Moscow’s energy stand-off with its European neighbours has turned the spotlight on two Russian-owned oil refineries in Germany and Italy that are complicating Europe’s efforts to purge Russian fuel from its power grid.
With Chancellor Olaf Scholz saying on Thursday that Germany could "only speculate" whether Russia would cut off fuel exports, a refinery at Schwedt near the Polish border is seen as a weak link in Germany's oil supplies because Russian company Rosneft is the majority shareholder.
“If I call them up and ask them what they’re doing to become independent of Russian energy, they won’t even pick up the phone,” said German Economy Minister Robert Habeck.
In Italy, Russian company Lukoil is the sole shareholder of the ISAB refinery in Sicily, which produces diesel, gasoline and other fuel products and employs hundreds of people.
But Europe’s scramble to rid itself of Russian energy, in order to stop financing the assault on Ukraine and remove a geopolitical weapon from the Kremlin’s hands, has led to suggestions that both plants could be nationalised.
Germany opened the door to that possibility this week when Mr Scholz's ruling coalition proposed legal changes which would allow critical infrastructure to be seized by the government.
Mr Habeck, who said it was hard to understand in hindsight how Rosneft had been allowed to control 54 per cent of Schwedt’s shares, did not commit to taking it over but said ministers were preparing for “all imaginable scenarios”.
He said preparations were being made with Poland, which is partly supplied by the plant in the former East Germany, for “the event that Rosneft is no longer the operator of the refinery”.
This could include replacing Russian oil imports, which come to Schwedt through the Druzhba pipeline, with shipments from elsewhere via the Baltic port of Rostock. Mr Scholz said on Thursday that Germany "has to prepare" for the possibility of Moscow turning off the tap.

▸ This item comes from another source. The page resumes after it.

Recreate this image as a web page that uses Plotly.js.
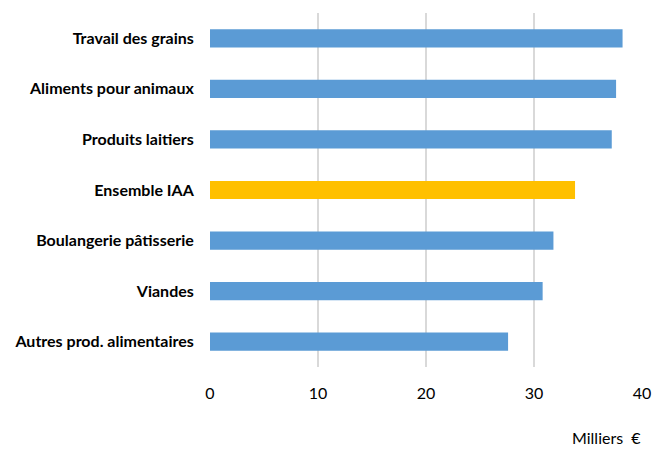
<!DOCTYPE html>
<html><head><meta charset="utf-8">
<script src="https://cdn.plot.ly/plotly-3.0.1.min.js"></script>
<style>html,body{margin:0;padding:0;background:#fff}#chart{width:652px;height:449px}</style>
</head><body><div id="chart"></div>
<script>
const categories = ["Travail des grains","Aliments pour animaux","Produits laitiers","Ensemble IAA","Boulangerie pâtisserie","Viandes","Autres prod. alimentaires"];
const values = [38.2, 37.6, 37.2, 33.8, 31.8, 30.8, 27.6];
const highlight = "Ensemble IAA";
const tickVals = [0, 10, 20, 30, 40];
const axisTitle = "Milliers  €";

const colors = categories.map(c => c === highlight ? "#FFC000" : "#5B9BD5");
const trace = {
  type: "bar", orientation: "h", x: values, y: categories,
  marker: {color: colors}, hoverinfo: "x+y"
};
const layout = {
  width: 652, height: 449,
  margin: {l: 210, r: 10, t: 13, b: 82},
  paper_bgcolor: "#fff", plot_bgcolor: "#fff",
  bargap: 0.64, showlegend: false,
  font: {family: "Lato, 'Open Sans', sans-serif", color: "#000"},
  xaxis: {
    range: [0, 40], tickvals: tickVals, showgrid: true, gridcolor: "#d9d9d9", gridwidth: 2,
    zeroline: false, showline: false, ticks: "outside", ticklen: 12, tickcolor: "rgba(0,0,0,0)",
    tickfont: {size: 16, color: "#000"}, fixedrange: true
  },
  yaxis: {
    autorange: "reversed", showgrid: false, zeroline: false, showline: false,
    ticks: "outside", ticklen: 12, tickcolor: "rgba(0,0,0,0)",
    tickfont: {size: 16, color: "#000", weight: "bold"}, fixedrange: true
  },
  annotations: [{
    text: axisTitle, xref: "paper", yref: "paper", x: 1, y: 0, xanchor: "right", yanchor: "middle",
    xshift: 1, yshift: -70, showarrow: false, font: {size: 16, color: "#000"}
  }]
};
Plotly.newPlot("chart", [trace], layout, {displayModeBar: false, staticPlot: true});
</script></body></html>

Rosneft is a sore subject for Germany because its former chancellor, Gerhard Schroeder, is a member of the oil company’s board and has frequently caused embarrassment in Berlin with Kremlin-friendly remarks.

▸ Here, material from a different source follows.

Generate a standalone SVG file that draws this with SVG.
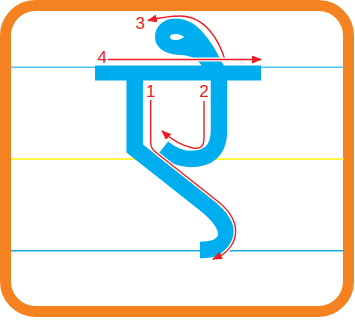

Mr Schroeder and his successor Angela Merkel are now blamed for letting Germany become dependent on Russian imports for coal, oil and gas. It is unwilling to stop them immediately for fear of economic chaos.
But other oil shipments down the Rhine in western Germany have already been replaced, and a second French-owned refinery in the east is in the process of replacing its Russian contracts, meaning Germany’s reliance on Russian oil has fallen by about two thirds since the invasion.
This means an oil embargo would no longer be a “national economic catastrophe”, said Mr Habeck, although it could still lead to local power disruptions and a spike in already alarmingly high fuel prices.
The European Union, urged on by members including Poland, has agreed an embargo on coal and is discussing a potential ban on oil, but has not found consensus on the gas imports it most relies on.
The situation was given greater urgency on Wednesday when Russian gas supplier Gazprom cut off exports to Poland and Bulgaria for refusing to pay for it with roubles, a demand made by the Kremlin which western powers say is a breach of contract.
Despite the scramble for alternatives, a tracking group, the Centre for Research on Energy and Clean Air, said on Thursday that the EU had sent 46.6 billion euros ($49.1bn) in energy payments to Russia during the two-month war in Ukraine.
Germany provided 9.1bn euros of this, making it the largest European importer, followed by Italy with 6.9bn. A quarter of Russian imports arrived at the ports of Rotterdam, Maasvlakte, Trieste, Gdansk and Zeebrugge.
Italy, like Germany, is trying to diversify its power supply with gas deliveries from outside Russia and investments in renewable energy, but the future of the Lukoil refinery in Sicily remains uncertain.
A spokesman for Minister of Economic Development Giancarlo Giorgetti told Reuters that the ministry was examining the situation, but that there was “concern about the social implications for the area” if Russian oil is stopped.
At least 1,000 people work at the ISAB plant and the three jetties that handle oil imports, and Lukoil may be unable to source oil from elsewhere because lenders are unwilling to provide it with funds.
Diego Bivona, the head of an industry lobby group in Sicily, has cautioned against what he described as the “demonisation of anything attributable to Russia” in the multiple rounds of sanctions imposed by the EU.
Although Lukoil has distanced itself from what it called the “tragic events” in Ukraine, its president Vagit Alekperov last week resigned after being hit with western sanctions.
Mr Alekperov, worth an estimated $22.5bn, was sanctioned by Britain in a sweep of 206 oligarchs, Kremlin-friendly figures and separatists in breakaway regions of Ukraine.
The research centre’s report on Thursday, written by analysts Lauri Myllyvirta and Hubert Thieriot, said the EU’s measures so far were not cutting Russian revenue because increasing fuel prices were offsetting lower volumes.
“Europe’s desire to keep the door open to fossil fuel shipments and payments for them has prevented more comprehensive sanctions on Russian banks, financial institutions and trade,” the analysts said. “It's time to stop supporting Putin's war crimes.”